▸ **Material provided**
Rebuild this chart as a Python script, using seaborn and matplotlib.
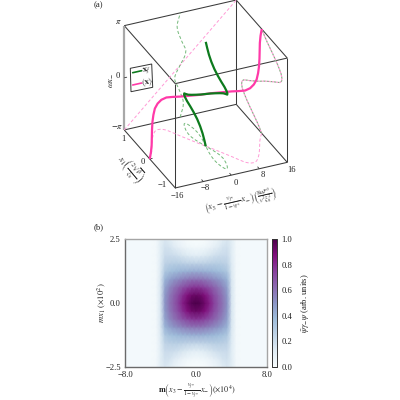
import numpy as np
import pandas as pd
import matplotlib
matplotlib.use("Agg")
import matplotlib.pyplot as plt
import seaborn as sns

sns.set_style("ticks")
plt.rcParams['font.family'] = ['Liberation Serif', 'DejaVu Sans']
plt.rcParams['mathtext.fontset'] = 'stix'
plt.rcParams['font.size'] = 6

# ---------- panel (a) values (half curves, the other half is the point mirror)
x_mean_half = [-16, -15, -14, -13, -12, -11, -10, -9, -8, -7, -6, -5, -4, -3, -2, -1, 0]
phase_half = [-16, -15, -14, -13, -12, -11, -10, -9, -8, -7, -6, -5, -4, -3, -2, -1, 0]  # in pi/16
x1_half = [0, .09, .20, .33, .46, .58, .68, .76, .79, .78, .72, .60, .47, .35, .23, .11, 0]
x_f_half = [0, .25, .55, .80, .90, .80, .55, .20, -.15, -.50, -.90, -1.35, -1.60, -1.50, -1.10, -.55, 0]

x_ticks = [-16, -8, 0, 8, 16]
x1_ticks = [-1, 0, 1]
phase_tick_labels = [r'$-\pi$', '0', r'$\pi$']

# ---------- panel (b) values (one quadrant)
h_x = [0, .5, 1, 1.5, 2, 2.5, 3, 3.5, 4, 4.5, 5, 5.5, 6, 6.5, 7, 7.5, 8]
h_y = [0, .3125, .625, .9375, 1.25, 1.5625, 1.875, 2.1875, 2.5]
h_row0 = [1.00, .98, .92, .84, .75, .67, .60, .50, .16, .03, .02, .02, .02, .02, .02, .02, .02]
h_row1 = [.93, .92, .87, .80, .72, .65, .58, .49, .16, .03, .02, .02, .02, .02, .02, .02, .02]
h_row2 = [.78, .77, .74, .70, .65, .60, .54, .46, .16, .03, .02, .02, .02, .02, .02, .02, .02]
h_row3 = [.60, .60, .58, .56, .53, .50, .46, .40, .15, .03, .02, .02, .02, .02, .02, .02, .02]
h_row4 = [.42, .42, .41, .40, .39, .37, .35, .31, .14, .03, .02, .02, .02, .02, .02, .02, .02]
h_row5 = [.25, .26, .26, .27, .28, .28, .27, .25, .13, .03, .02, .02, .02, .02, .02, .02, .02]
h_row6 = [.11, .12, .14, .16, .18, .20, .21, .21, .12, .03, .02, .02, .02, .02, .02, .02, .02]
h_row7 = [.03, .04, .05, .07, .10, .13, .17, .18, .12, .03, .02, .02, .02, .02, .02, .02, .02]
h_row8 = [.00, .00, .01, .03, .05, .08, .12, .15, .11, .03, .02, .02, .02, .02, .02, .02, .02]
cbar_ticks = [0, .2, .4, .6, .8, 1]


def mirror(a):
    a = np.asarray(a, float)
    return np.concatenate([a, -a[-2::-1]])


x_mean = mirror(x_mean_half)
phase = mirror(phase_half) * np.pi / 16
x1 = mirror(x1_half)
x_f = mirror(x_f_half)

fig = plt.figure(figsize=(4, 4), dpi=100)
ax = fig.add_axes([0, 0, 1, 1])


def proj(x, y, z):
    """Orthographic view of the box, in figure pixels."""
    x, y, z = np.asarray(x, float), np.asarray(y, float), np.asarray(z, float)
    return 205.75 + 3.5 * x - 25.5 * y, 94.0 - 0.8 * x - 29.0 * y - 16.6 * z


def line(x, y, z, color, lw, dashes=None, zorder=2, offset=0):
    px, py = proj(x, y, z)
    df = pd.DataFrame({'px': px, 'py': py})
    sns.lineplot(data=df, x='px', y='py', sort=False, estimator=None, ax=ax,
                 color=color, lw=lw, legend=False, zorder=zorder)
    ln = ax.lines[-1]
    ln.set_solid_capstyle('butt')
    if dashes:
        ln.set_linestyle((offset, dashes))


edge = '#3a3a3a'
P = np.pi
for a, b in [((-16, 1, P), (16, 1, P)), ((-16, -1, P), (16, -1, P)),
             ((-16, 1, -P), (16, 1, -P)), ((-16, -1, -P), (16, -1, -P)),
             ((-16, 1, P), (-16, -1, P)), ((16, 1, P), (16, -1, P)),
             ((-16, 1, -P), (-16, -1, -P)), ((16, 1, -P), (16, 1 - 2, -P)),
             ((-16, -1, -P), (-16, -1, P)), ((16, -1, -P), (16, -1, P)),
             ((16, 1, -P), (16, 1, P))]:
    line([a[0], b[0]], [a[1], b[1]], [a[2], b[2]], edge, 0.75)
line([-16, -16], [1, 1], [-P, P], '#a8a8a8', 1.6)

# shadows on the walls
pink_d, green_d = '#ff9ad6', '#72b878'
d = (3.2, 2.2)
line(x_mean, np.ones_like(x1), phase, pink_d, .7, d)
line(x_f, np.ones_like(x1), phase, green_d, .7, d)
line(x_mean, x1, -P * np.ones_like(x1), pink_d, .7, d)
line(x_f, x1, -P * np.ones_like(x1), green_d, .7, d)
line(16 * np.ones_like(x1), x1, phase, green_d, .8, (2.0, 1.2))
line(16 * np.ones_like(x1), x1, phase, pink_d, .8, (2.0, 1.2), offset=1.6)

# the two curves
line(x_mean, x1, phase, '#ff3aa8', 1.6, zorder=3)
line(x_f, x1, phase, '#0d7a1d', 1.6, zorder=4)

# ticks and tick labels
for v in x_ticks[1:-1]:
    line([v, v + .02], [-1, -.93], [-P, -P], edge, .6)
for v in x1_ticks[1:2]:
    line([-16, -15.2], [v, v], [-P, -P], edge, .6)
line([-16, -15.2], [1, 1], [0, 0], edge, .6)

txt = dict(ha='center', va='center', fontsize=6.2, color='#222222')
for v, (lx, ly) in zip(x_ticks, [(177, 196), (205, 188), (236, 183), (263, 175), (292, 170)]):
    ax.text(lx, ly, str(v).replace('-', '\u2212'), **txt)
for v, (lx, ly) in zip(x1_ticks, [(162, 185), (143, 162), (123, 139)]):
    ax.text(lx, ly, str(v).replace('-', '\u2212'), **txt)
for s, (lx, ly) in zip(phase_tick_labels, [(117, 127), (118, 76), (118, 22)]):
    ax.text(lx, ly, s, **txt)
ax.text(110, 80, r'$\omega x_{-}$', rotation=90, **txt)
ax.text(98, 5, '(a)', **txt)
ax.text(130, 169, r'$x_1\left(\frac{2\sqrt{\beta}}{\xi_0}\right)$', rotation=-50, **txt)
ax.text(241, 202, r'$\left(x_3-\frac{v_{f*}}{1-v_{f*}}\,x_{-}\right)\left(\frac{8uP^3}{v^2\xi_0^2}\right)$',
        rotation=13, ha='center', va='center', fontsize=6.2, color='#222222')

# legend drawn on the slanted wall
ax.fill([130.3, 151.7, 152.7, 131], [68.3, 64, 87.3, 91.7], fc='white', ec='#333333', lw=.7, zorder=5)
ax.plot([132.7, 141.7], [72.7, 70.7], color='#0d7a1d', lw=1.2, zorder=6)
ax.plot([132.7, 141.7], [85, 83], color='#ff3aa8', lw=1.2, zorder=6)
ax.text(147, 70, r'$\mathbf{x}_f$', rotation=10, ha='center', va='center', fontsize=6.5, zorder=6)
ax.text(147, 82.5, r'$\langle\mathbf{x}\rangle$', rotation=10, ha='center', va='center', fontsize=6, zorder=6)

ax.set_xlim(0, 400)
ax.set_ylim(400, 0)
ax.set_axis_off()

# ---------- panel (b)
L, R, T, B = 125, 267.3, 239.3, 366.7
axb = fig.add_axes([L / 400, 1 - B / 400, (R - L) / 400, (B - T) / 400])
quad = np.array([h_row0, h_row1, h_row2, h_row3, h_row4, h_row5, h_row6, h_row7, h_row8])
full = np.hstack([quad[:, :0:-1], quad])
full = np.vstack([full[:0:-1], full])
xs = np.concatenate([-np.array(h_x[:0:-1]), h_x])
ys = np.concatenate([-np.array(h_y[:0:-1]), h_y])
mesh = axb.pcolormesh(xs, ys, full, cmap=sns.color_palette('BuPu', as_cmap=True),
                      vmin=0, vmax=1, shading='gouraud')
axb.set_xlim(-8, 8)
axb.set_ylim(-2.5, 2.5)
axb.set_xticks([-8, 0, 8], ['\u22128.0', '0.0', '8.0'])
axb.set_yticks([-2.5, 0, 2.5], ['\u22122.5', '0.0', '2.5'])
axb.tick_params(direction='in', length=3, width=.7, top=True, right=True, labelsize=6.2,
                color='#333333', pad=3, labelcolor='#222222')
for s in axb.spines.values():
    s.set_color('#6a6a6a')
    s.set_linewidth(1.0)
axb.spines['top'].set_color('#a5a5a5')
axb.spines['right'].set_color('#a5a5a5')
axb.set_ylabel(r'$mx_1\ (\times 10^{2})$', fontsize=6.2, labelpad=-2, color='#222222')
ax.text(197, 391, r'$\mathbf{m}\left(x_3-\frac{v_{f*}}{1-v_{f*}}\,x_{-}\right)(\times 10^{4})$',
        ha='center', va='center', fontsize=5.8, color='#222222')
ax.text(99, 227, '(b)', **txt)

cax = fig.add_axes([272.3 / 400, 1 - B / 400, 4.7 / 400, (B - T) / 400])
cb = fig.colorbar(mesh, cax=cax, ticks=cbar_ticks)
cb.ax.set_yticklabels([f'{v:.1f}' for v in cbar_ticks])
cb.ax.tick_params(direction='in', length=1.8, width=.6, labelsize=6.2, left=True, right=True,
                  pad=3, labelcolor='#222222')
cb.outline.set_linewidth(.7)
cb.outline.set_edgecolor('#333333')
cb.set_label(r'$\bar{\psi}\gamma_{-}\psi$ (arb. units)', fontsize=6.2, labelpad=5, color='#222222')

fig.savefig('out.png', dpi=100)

▸ **Your instructions**
Write down every line from the opening of the listing to the line with "plt.rcParams['font.size'] = 6", both included, and nothing else; the pictures are omitted.

▸ **Final result**
Rebuild this chart as a Python script, using seaborn and matplotlib.
import numpy as np
import pandas as pd
import matplotlib
matplotlib.use("Agg")
import matplotlib.pyplot as plt
import seaborn as sns

sns.set_style("ticks")
plt.rcParams['font.family'] = ['Liberation Serif', 'DejaVu Sans']
plt.rcParams['mathtext.fontset'] = 'stix'
plt.rcParams['font.size'] = 6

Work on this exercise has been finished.